The report claims that granting land rights to forest communities can keep forests standing and coal in the ground.
Paris:
Forest area across the globe, larger than the size of a country like Portugal, is at risk from coal mining with five countries, including India being "particularly vulnerable", according to a new report.
The report, "Double Jeopardy: Coal's threat to Forests", by forests and rights NGO Fern said in "India and Colombia, coal mining threatens more than 250,000 hectares (over 617,763 acres) of forest which is equivalent of 400,000 football fields."
Overlaying coal mining concession and forest cover data for four of the world's five biggest coal producers, among other countries, the report shows at least 11.9 million hectares (29.4 million acres) of forest across the world is threatened, it said.
A new report released at the UN climate change conference in Paris shows that "a forest area larger than Portugal is at risk from coal mining worldwide, with forests in Australia, Canada, Indonesia, India, Colombia and the US particularly vulnerable."
The report claims that granting land rights to forest communities can keep forests standing and coal in the ground.
The report cites the case of India, where Forest Rights Act (FRA) has been a vital safeguard against wiping out forests for coal, notably in the struggle between the UK company Essar and the Indian government on the one hand and local tribal people on the other, over the former's plans to create an open cast coal mine in the Mahan forest, in Madhya Pradesh.
It said that burning coal and destroying forests both release carbon into the atmosphere.

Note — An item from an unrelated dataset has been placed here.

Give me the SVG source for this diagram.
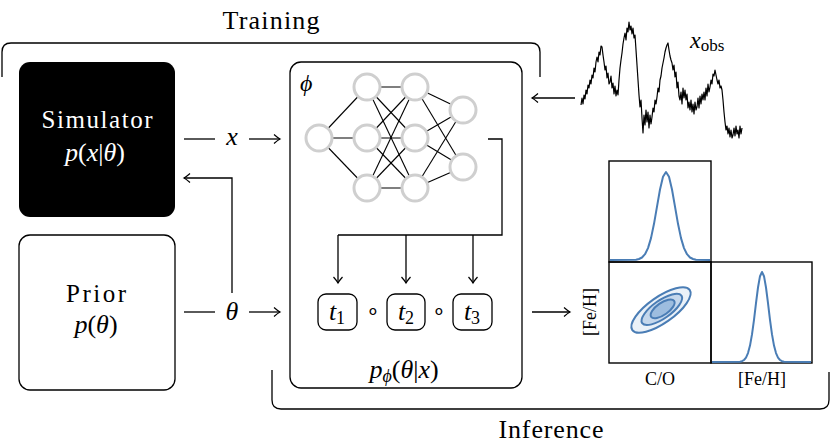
<svg xmlns="http://www.w3.org/2000/svg" width="831" height="447" viewBox="0 0 831 447">
<defs>
<marker id="ah" viewBox="-8 -6 10 12" markerWidth="10" markerHeight="12" refX="0" refY="0" orient="auto" markerUnits="userSpaceOnUse">
<path d="M-6,-4.5 Q-2,-1 0,0 Q-2,1 -6,4.5" fill="none" stroke="#000" stroke-width="1.2"/>
</marker>
</defs>

<g id="training-label"><text font-family="Liberation Serif" x="271" y="29" font-size="26" text-anchor="middle" textLength="97" lengthAdjust="spacing">Training</text></g>
<g id="inference-label"><text font-family="Liberation Serif" x="551" y="438" font-size="26" text-anchor="middle" textLength="105" lengthAdjust="spacing">Inference</text></g>

<g id="simulator">
<rect x="19" y="62" width="156" height="155" rx="11" fill="#000"/>
<text font-family="Liberation Serif" x="97" y="128" font-size="25" text-anchor="middle" fill="#fff" textLength="111" lengthAdjust="spacing">Simulator</text>
<text font-family="Liberation Serif" x="95" y="161" font-size="26" text-anchor="middle" fill="#fff"><tspan font-style="italic">p</tspan>(<tspan font-style="italic">x</tspan>|<tspan font-style="italic">&#952;</tspan>)</text>
</g>

<g id="prior">
<rect x="19" y="235" width="156" height="155" rx="11" fill="#fff" stroke="#000" stroke-width="1.3"/>
<text font-family="Liberation Serif" x="96" y="302" font-size="25" text-anchor="middle" textLength="60" lengthAdjust="spacing">Prior</text>
<text font-family="Liberation Serif" x="96" y="333" font-size="26" text-anchor="middle"><tspan font-style="italic">p</tspan>(<tspan font-style="italic">&#952;</tspan>)</text>
</g>

<g id="flow">
<rect x="290" y="62" width="232" height="326" rx="11" fill="#fff" stroke="#000" stroke-width="1.3"/>
<text font-family="Liberation Serif" x="300" y="91" font-size="24" font-style="italic">&#981;</text>
<g id="nn-edges" stroke="#000" stroke-width="1.1">
<line x1="319" y1="138" x2="367" y2="87"/>
<line x1="319" y1="138" x2="367" y2="138"/>
<line x1="319" y1="138" x2="367" y2="188"/>
<line x1="367" y1="87" x2="415" y2="87"/>
<line x1="367" y1="87" x2="415" y2="138"/>
<line x1="367" y1="87" x2="415" y2="188"/>
<line x1="367" y1="138" x2="415" y2="87"/>
<line x1="367" y1="138" x2="415" y2="138"/>
<line x1="367" y1="138" x2="415" y2="188"/>
<line x1="367" y1="188" x2="415" y2="87"/>
<line x1="367" y1="188" x2="415" y2="138"/>
<line x1="367" y1="188" x2="415" y2="188"/>
<line x1="415" y1="87" x2="463" y2="110"/>
<line x1="415" y1="87" x2="463" y2="167"/>
<line x1="415" y1="138" x2="463" y2="110"/>
<line x1="415" y1="138" x2="463" y2="167"/>
<line x1="415" y1="188" x2="463" y2="110"/>
<line x1="415" y1="188" x2="463" y2="167"/>
</g>
<g id="nn-nodes" fill="#fff" stroke="#cfcfcf" stroke-width="3">
<circle cx="319" cy="138" r="13"/>
<circle cx="367" cy="87" r="13"/>
<circle cx="367" cy="138" r="13"/>
<circle cx="367" cy="188" r="13"/>
<circle cx="415" cy="87" r="13"/>
<circle cx="415" cy="138" r="13"/>
<circle cx="415" cy="188" r="13"/>
<circle cx="463" cy="110" r="13"/>
<circle cx="463" cy="167" r="13"/>
</g>
<g id="t1"><rect x="318" y="294" width="39" height="36" rx="8" fill="#fff" stroke="#000" stroke-width="1.3"/><text font-family="Liberation Serif" x="337" y="320" font-size="26" text-anchor="middle"><tspan font-style="italic">t</tspan><tspan font-size="18" dy="4">1</tspan></text></g>
<text font-family="Liberation Serif" x="373" y="318" font-size="22" text-anchor="middle">&#8728;</text>
<g id="t2"><rect x="387" y="294" width="38" height="36" rx="8" fill="#fff" stroke="#000" stroke-width="1.3"/><text font-family="Liberation Serif" x="406" y="320" font-size="26" text-anchor="middle"><tspan font-style="italic">t</tspan><tspan font-size="18" dy="4">2</tspan></text></g>
<text font-family="Liberation Serif" x="439" y="318" font-size="22" text-anchor="middle">&#8728;</text>
<g id="t3"><rect x="453" y="294" width="39" height="36" rx="8" fill="#fff" stroke="#000" stroke-width="1.3"/><text font-family="Liberation Serif" x="472" y="320" font-size="26" text-anchor="middle"><tspan font-style="italic">t</tspan><tspan font-size="18" dy="4">3</tspan></text></g>
<text font-family="Liberation Serif" x="404" y="378" font-size="26" text-anchor="middle"><tspan font-style="italic">p</tspan><tspan font-style="italic" font-size="18" dy="4">&#981;</tspan><tspan dy="-4">(</tspan><tspan font-style="italic">&#952;</tspan>|<tspan font-style="italic">x</tspan>)</text>
</g>

<g id="observation">
<polyline fill="none" stroke="#000" stroke-width="1.2" stroke-linejoin="round" points="581,105 582,98 583,104 584,95 585,99 586,90 587,94 588,85 589,88 590,80 591,84 592,75 593,78 594,68 595,72 596,62 597,57 598,62 599,52 600,55 601,46 602,47 603,55 604,62 605,70 606,66 607,78 608,73 609,84 610,82 611,76 612,88 613,83 614,94 615,86 616,96 617,90 618,95 619,80 620,68 621,60 622,53 623,44 624,38 625,33 626,40 627,28 628,32 629,22 630,30 631,26 632,34 633,28 634,38 635,35 636,50 637,65 638,80 639,95 640,107 641,100 642,118 643,133 644,115 645,125 646,110 647,122 648,112 649,128 650,115 651,124 652,117 653,108 654,112 655,100 656,104 657,97 658,88 659,92 660,80 661,76 662,68 663,63 664,58 665,52 666,48 667,45 668,43 669,50 670,56 671,60 672,63 673,70 674,65 675,77 676,72 677,88 678,82 679,96 680,100 681,92 682,104 683,88 684,98 685,90 686,100 687,94 688,108 689,102 690,110 691,100 692,112 693,104 694,114 695,102 696,110 697,107 698,98 699,108 700,96 701,104 702,94 703,100 704,92 705,100 706,88 707,96 708,84 709,92 710,87 711,80 712,84 713,74 714,76 715,70 716,75 717,80 718,84 719,80 720,88 721,86 722,90 723,100 724,112 725,122 726,130 727,126 728,134 729,128 730,137 731,130 732,138 733,135 734,128 735,136 736,126 737,134 738,130 739,138 740,126 741,134 742,128"/>
<text font-family="Liberation Serif" x="690" y="48" font-size="24"><tspan font-style="italic">x</tspan><tspan font-size="17" dy="3">obs</tspan></text>
</g>

<g id="posterior">
<g fill="none" stroke="#000" stroke-width="1.4">
<rect x="609" y="161" width="102" height="101"/>
<rect x="609" y="262" width="102" height="101"/>
<rect x="711" y="262" width="101" height="101"/>
</g>
<g fill="none" stroke="#4a7db5" stroke-width="2" stroke-linejoin="round">
<polyline points="610,260 636,259.7 639,259 642,257.5 645,254.2 648,248.1 651,238.1 654,223.8 657,206.6 660,189.5 663,176.8 666,172 669,176.8 672,189.5 675,206.6 678,223.8 681,238.1 684,248.1 687,254.2 690,257.5 693,259 696,259.7 710,260"/>
<polyline points="712,362 740,361.7 742,361.2 744,360 746,357.7 748,353.1 750,345.6 752,334.4 754,319.8 756,303.2 758,287.5 760,276.2 762,272 764,276.2 766,287.5 768,303.2 770,319.8 772,334.4 774,345.6 776,353.1 778,357.7 780,360 782,361.2 784,361.7 811,362"/>
</g>
<g transform="translate(661,310) rotate(-35)" stroke="#4a7db5" stroke-width="2">
<ellipse rx="35" ry="13" fill="#eaf1f8"/>
<ellipse cx="1" rx="24" ry="9" fill="#c4d7ec"/>
<ellipse cx="2" rx="14" ry="6" fill="#9dbddf"/>
</g>
<text font-family="Liberation Serif" x="660" y="385" font-size="18" text-anchor="middle">C/O</text>
<text font-family="Liberation Serif" x="762" y="385" font-size="18" text-anchor="middle">[Fe/H]</text>
<text font-family="Liberation Serif" transform="translate(596,312) rotate(-90)" font-size="18" text-anchor="middle">[Fe/H]</text>
</g>

<g id="connectors" fill="none" stroke="#000" stroke-width="1.3">
<path d="M2,77 L2,52 Q2,43 11,43 L531,43 Q540,43 540,52 L540,77"/>
<path d="M272,370 L272,400 Q272,409 281,409 L820,409 Q829,409 829,400 L829,372"/>
<line x1="184" y1="139" x2="215" y2="139"/>
<line x1="249" y1="139" x2="280" y2="139" marker-end="url(#ah)"/>
<line x1="184" y1="312" x2="215" y2="312"/>
<line x1="249" y1="312" x2="280" y2="312" marker-end="url(#ah)"/>
<polyline points="232,293 232,178 184,178" marker-end="url(#ah)"/>
<polyline points="488,139 502,139 502,235 338,235"/>
<line x1="338" y1="235" x2="338" y2="283" marker-end="url(#ah)"/>
<line x1="406" y1="235" x2="406" y2="283" marker-end="url(#ah)"/>
<line x1="473" y1="235" x2="473" y2="283" marker-end="url(#ah)"/>
<line x1="532" y1="312" x2="570" y2="312" marker-end="url(#ah)"/>
<line x1="575" y1="98" x2="532" y2="98" marker-end="url(#ah)"/>
</g>
<g id="edge-labels">
<text font-family="Liberation Serif" x="232" y="145" font-size="26" text-anchor="middle" font-style="italic">x</text>
<text font-family="Liberation Serif" x="232" y="320" font-size="26" text-anchor="middle" font-style="italic">&#952;</text>
</g>
</svg>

So when forests are cleared for coal mines the threat to the planet intensifies.
This comes when India is being targeted by some nations, including the US, at the ongoing Conference of Parties (CoP21) for its plans to expansion of coal usage to meet its energy needs back in India.
Indian negotiator Ajay Mathur has said that India was also ready to reduce its reliance on coal further if the developed countries were ready to support a quicker transition of India's economy towards renewable energy with adequate finances and suitable technology.
India is looking at enhancing renewable energy capacity in India by more than seven times.
He had said that this enhancement of renewable is "not" getting as much attention as the fact that the balance will be met by coal electricity.
Coal will increase by two to two and half times and this this is getting far more attention than the fact that it would also mean a seven times increase of renewable.
"We are looking at something in 200 GW of solar and wind energy by 2030," he had said.
Meanwhile Fern's campaign co-ordinator said, "These maps give the first global picture of where forests are being destroyed for coal mining, a 'double whammy' for the climate."
Negotiators gathering in Paris need to recognise that clamping down on coal mining would not only reduce carbon emissions, it would help to save forests and all of their benefits.
The report finds that in Indonesia, 8.6 million hectares (21251062.81 acres) of forest is threatened, almost nine per cent of the nation's total forest cover, in Australia, coal mining threatens more than 1.3 million hectares (3212369.959 acres) of forest, or an area equal to more than 2.1 million football fields.
It further said that in Canada, more than 1.1 million hectares (2718159.196 acres) of forest is threatened in the province of British Colombia alone, while in the US more than 211,000 hectares (521392.355 acres) of forest is threatened by mining activity across the Appalachian States.
"Repeated evidence shows that the best guardians of forests are the people who live in them. Protecting communities' rights to forests with strong land rights is essential to keeping forests standing, and where coal's beneath it, keeping it in the ground," said Saskia Ozinga, Ferns campaign co-ordinator.